He flipped a switch. Several lights shimmered along the wall, creating an illusion that candles were being lit all around us. I heard a noise and instinctively squeezed his hand: a figure had appeared under the arched entryway. Dark, well-fitted jacket. The shirt strikingly white, as if a black light had been turned on somewhere.
“Ferry! Why are you up this late, my friend?” Rhys took a few steps in the man’s direction, without letting go of my hand.
“I was under the impression that the master had returned to New York and would not be expected back in Pebbles for a while.”
“Well, I’ve decided not to leave—now or anytime soon.” He looked at me and smiled. “Thea, meet Ferguson, the man behind the scenes who runs this household. Ferry is practically family, but he insists on calling himself our ‘butler.’ Brings back Europe for him, I guess.
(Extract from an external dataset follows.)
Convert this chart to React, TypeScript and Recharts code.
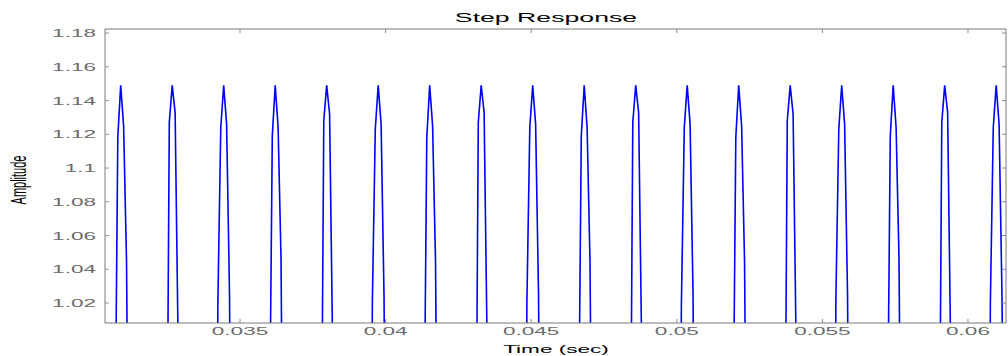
import { LineChart, Line, XAxis, YAxis } from 'recharts';

// one entry per visible spike (sec / amplitude)
const sampleStep = 0.0001;
const peakTimes = [
  0.030903, 0.032672, 0.03444, 0.036209, 0.037977, 0.039746, 0.041514, 0.043283, 0.045052,
  0.04682, 0.048589, 0.050357, 0.052126, 0.053894, 0.055663, 0.057431, 0.0592, 0.060968,
];
const preDip = [0.62, 0.58, 0.66, 0.61, 0.57, 0.65, 0.6, 0.58, 0.64, 0.62, 0.57, 0.66, 0.61, 0.58, 0.65, 0.6, 0.57, 0.64];
const riseFoot = [0.92, 0.86, 1.02, 0.93, 0.87, 1.021, 0.92, 0.86, 1.02, 0.925, 0.865, 1.018, 0.92, 0.86, 1.022, 0.93, 0.87, 1.02];
const riseShoulder = [1.118, 1.127, 1.124, 1.119, 1.128, 1.123, 1.118, 1.127, 1.124, 1.119, 1.127, 1.124, 1.118, 1.128, 1.123, 1.119, 1.127, 1.124];
const peakValues = [1.149, 1.149, 1.149, 1.149, 1.149, 1.149, 1.149, 1.149, 1.149, 1.149, 1.149, 1.149, 1.149, 1.149, 1.149, 1.149, 1.149, 1.149];
const fallShoulder = [1.125, 1.133, 1.126, 1.124, 1.132, 1.126, 1.125, 1.133, 1.126, 1.124, 1.133, 1.126, 1.125, 1.132, 1.126, 1.124, 1.133, 1.126];
const fallKnee = [1.045, 1.0, 1.025, 1.046, 1.0, 1.024, 1.045, 1.0, 1.025, 1.044, 1.0, 1.026, 1.045, 1.0, 1.025, 1.046, 1.0, 1.024];
const tailDip = [0.83, 0.76, 0.8, 0.82, 0.77, 0.8, 0.83, 0.76, 0.79, 0.82, 0.77, 0.8, 0.83, 0.76, 0.8, 0.82, 0.77, 0.8];

const xTicks = [0.035, 0.04, 0.045, 0.05, 0.055, 0.06];
const yTicks = [1.02, 1.04, 1.06, 1.08, 1.1, 1.12, 1.14, 1.16, 1.18];

const data: { t: number; v: number }[] = [];
peakTimes.forEach((tp, i) => {
  const vals = [preDip[i], riseFoot[i], riseShoulder[i], peakValues[i], fallShoulder[i], fallKnee[i], tailDip[i]];
  vals.forEach((v, k) => data.push({ t: +(tp + (k - 3) * sampleStep).toFixed(6), v }));
});

const font = '"Liberation Sans", Arial, sans-serif';
const stretch = 2.05;

function YTick({ x, y, payload }: any) {
  return (
    <text transform={`translate(${x},${y}) scale(${stretch},1)`} textAnchor="end" dy={4}
      fontSize={11} fontFamily={font} fill="#6b6b6b">
      {String(payload.value)}
    </text>
  );
}

function XTick({ x, y, payload }: any) {
  return (
    <text transform={`translate(${x},${y}) scale(${stretch},1)`} textAnchor="middle" dy={10}
      fontSize={11} fontFamily={font} fill="#6b6b6b">
      {String(payload.value)}
    </text>
  );
}

const noLabel = () => <g />;

export default function App() {
  return (
    <div style={{ position: 'absolute', left: 0, top: 0, width: 1008, height: 356, background: '#fff' }}>
      <LineChart width={1008} height={356} data={data} margin={{ top: 24, right: 0, bottom: 13, left: 45 }}>
        <XAxis xAxisId="b" dataKey="t" type="number" domain={[0.030364, 0.061305]} allowDataOverflow
          ticks={xTicks} tick={XTick} tickSize={-4} tickMargin={6} height={20}
          stroke="#7a7a7a" tickLine={{ stroke: '#8a8a8a' }} />
        <XAxis xAxisId="t" dataKey="t" type="number" orientation="top" domain={[0.030364, 0.061305]} allowDataOverflow
          ticks={xTicks} tick={noLabel} tickSize={-4} height={5}
          stroke="#7a7a7a" tickLine={{ stroke: '#8a8a8a' }} />
        <YAxis yAxisId="l" type="number" domain={[1.00815, 1.1824]} allowDataOverflow
          ticks={yTicks} tick={YTick} tickSize={-4} tickMargin={13} width={60}
          stroke="#7a7a7a" tickLine={{ stroke: '#9a9a9a' }} />
        <YAxis yAxisId="r" type="number" orientation="right" domain={[1.00815, 1.1824]} allowDataOverflow
          ticks={yTicks} tick={noLabel} tickSize={-4} width={2}
          stroke="#7a7a7a" tickLine={{ stroke: '#8a8a8a' }} />
        <Line xAxisId="b" yAxisId="l" dataKey="v" stroke="#0000ff" strokeWidth={1.6} dot={false}
          isAnimationActive={false} type="linear" />
      </LineChart>
      <div style={{ position: 'absolute', left: 546, top: 17, transform: `translate(-50%,-50%) scaleX(${stretch})`,
        fontFamily: font, fontSize: 13, color: '#000', whiteSpace: 'nowrap' }}>Step Response</div>
      <div style={{ position: 'absolute', left: 556, top: 349, transform: `translate(-50%,-50%) scaleX(${stretch})`,
        fontFamily: font, fontSize: 11, color: '#000', whiteSpace: 'nowrap' }}>Time (sec)</div>
      <div style={{ position: 'absolute', left: 18, top: 180, transform: `translate(-50%,-50%) scaleX(${stretch}) rotate(-90deg)`,
        fontFamily: font, fontSize: 11, color: '#000', whiteSpace: 'nowrap' }}>Amplitude</div>
    </div>
  );
}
So we indulge his fetish for old traditions.”
“Pleased to meet you, sir.” I had no idea how to address a butler, especially one in his seventies who looked and spoke as if he belonged in a Victorian novel.
“Likewise, miss.” His eyes lingered on my face—a subtle curiosity, or an attempt to assess how long the attention of a guy like Rhys could stay focused on someone like me. “Will the master be requiring anything?”
“No, not tonight. Thea?”
I looked at Rhys, unsure what he was asking. “I don’t need anything, thank you.”
“We’re all set then, Ferry. Go get some rest.”
When the man left, I finally looked around. There wasn’t a hint of the heavy dark wood that filled such mansions in movies and magazines. A white marble floor made everything appear weightless, floating on air, all the way to a fireplace carved from the same stone (or maybe the floor had risen in a wave and splashed against the wall). In the corners facing it, lush palm leaves balanced their fans over Chinese ceramic pots, while in the middle an Oriental carpet burst its geometric patterns of red, green, black, blue. A sofa and two armchairs completed the setup, all in a leather whose white rivaled that of the walls. But by far the most striking objects in the room were two black grand pianos, placed opposite each other across from the windows.